Distribution channels
Your channel strategy defines how you’ll reach customers through direct sales, partnerships, marketplaces, content marketing, or paid advertising. Most successful companies use multiple channels, each with assigned budgets and metrics.
Pricing and business model
Pricing is not just a number. It is a signal of value, a competitive differentiator, and a revenue lever. Your business model shapes your entire GTM approach and unit economics. Common models include subscription, one-time purchase, freemium, and licensing.
Sales and marketing operations
Your GTM requires operational alignment across teams. This includes sales process design, marketing campaign calendar, content requirements, lead scoring criteria, and system integration. Misalignment here kills otherwise sound strategies.
Success metrics and KPIs
You cannot optimize what you do not measure. Key metrics depend on your motion but typically include customer acquisition cost (CAC), lifetime value (LTV), conversion rates, and pipeline velocity.

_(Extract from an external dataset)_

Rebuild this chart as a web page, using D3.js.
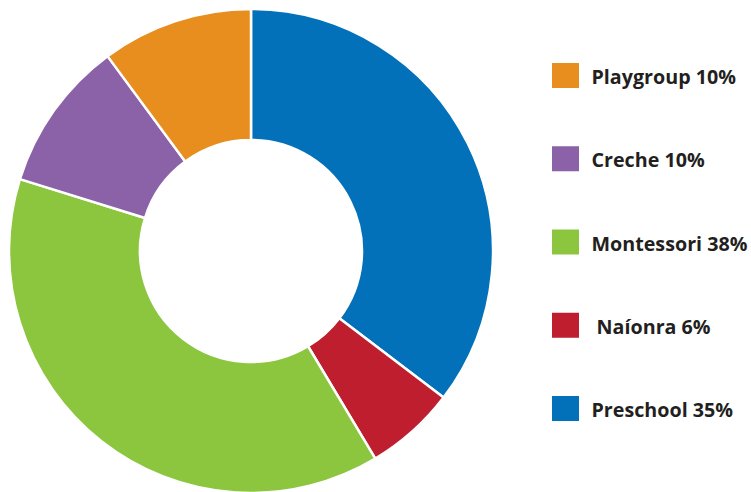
<!DOCTYPE html>
<html>
<head>
<meta charset="utf-8">
<script src="https://cdn.jsdelivr.net/npm/d3@7"></script>
<style>
  html, body { margin: 0; padding: 0; background: #fff; }
  svg { display: block; }
</style>
</head>
<body>
<svg id="chart" width="751" height="492"></svg>
<script>
// Data (slice order clockwise from 12 o'clock)
const categories = ["Preschool", "Naíonra", "Montessori", "Creche", "Playgroup"];
const values = [35, 6, 38, 10, 10];
const colors = ["#0271B9", "#BE1E2D", "#8CC63F", "#8B62A8", "#E78E1E"];
// Legend order (top to bottom)
const legendOrder = ["Playgroup", "Creche", "Montessori", "Naíonra", "Preschool"];
const legendLabels = ["Playgroup 10%", "Creche 10%", "Montessori 38%", " Naíonra 6%", "Preschool 35%"];

const svg = d3.select("#chart");
const cx = 251, cy = 251, outerR = 242, innerR = 111;

const color = d3.scaleOrdinal().domain(categories).range(colors);

const pie = d3.pie().sort(null).value(d => d.value);
const arc = d3.arc().innerRadius(innerR).outerRadius(outerR);

const data = categories.map((c, i) => ({ name: c, value: values[i] }));

svg.append("g")
  .attr("transform", `translate(${cx},${cy})`)
  .selectAll("path")
  .data(pie(data))
  .join("path")
  .attr("d", arc)
  .attr("fill", d => color(d.data.name))
  .attr("stroke", "#fff")
  .attr("stroke-width", 2.5)
  .attr("stroke-linejoin", "round");

const ly = d3.scalePoint().domain(legendOrder).range([75.5, 408.5]);

const legend = svg.append("g")
  .selectAll("g")
  .data(legendOrder)
  .join("g")
  .attr("transform", d => `translate(552,${ly(d)})`);

legend.append("rect")
  .attr("x", 0).attr("y", -12.5)
  .attr("width", 27).attr("height", 25)
  .attr("fill", d => color(d));

legend.append("text")
  .attr("x", 39.5)
  .attr("y", 8.5)
  .attr("xml:space", "preserve")
  .style("white-space", "pre")
  .attr("font-family", "'Open Sans', 'DejaVu Sans', sans-serif")
  .attr("font-weight", "bold")
  .attr("font-size", 19.7)
  .attr("fill", "#231F20")
  .text((d, i) => legendLabels[i]);
</script>
</body>
</html>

Clear metrics drive decision-making and team accountability.
Every company selling something needs a GTM strategy, but certain moments demand explicit attention to it.
Launching a new product or service. Entering a new market or geography. Targeting a different customer segment. Responding to competitive threats. Scaling from early traction to growth. Pivoting your business model. Post-acquisition integration.
Even mature companies benefit from periodic GTM review to ensure alignment with market changes and competitive dynamics.
Different products and markets call for different GTM approaches. Understanding the spectrum helps you choose the right fit for your situation.
Product-led growth (PLG)
PLG relies on the product itself as the primary growth driver. Users experience value immediately through freemium or trial access, converting to paid plans when they recognize ROI. Best for self-service, low-cost tools with rapid time-to-value.
Sales-led growth (SLG)
SLG emphasizes direct sales engagement. Sales development representatives (SDRs) and account executives (AEs) drive customer acquisition through outbound prospecting and relationship building. Ideal for complex, high-value enterprise solutions.
Community-led growth (CLG)
CLG builds demand through engaged communities of users, developers, or professionals. Communities generate word of mouth, create network effects, and generate leads through trusted peer recommendations. Requires patience but creates durable competitive advantages.
Hybrid approaches
Most mature companies combine multiple motions. A SaaS company might use PLG for initial user acquisition, SLG for enterprise expansion, and CLG for brand building and retention.
GTM strategy is often confused with related business concepts. Understanding the distinctions clarifies your strategic approach.
GTM strategy vs marketing strategy: Marketing strategy focuses specifically on brand positioning, content, campaigns, and demand generation. GTM strategy is broader, encompassing marketing, sales, product decisions, pricing, and channel selection. Marketing executes one component of GTM.
GTM strategy vs sales strategy: Sales strategy covers territory design, sales process, compensation, and team structure. GTM strategy includes sales strategy but also addresses how you will acquire customers before they reach sales, and how you will retain them after. Sales is one execution channel within GTM.
GTM strategy vs business strategy: Business strategy covers long-term vision, competitive positioning, and organizational direction. GTM strategy is more tactical and specific to how you will acquire revenue from a particular product in a particular market during a particular time period. Business strategy is the why, GTM strategy is the how.
Common go-to-market mistakes to avoid
Skipping the target customer definition phase and building for everyone. Choosing a GTM motion based on trends rather than your product characteristics. Misaligning sales and marketing on buyer definition and messaging. Setting metrics after launch instead of before. Changing the GTM strategy too frequently based on short-term results. Overestimating your total addressable market (TAM) to justify aggressive investment. Ignoring competitive positioning in your market.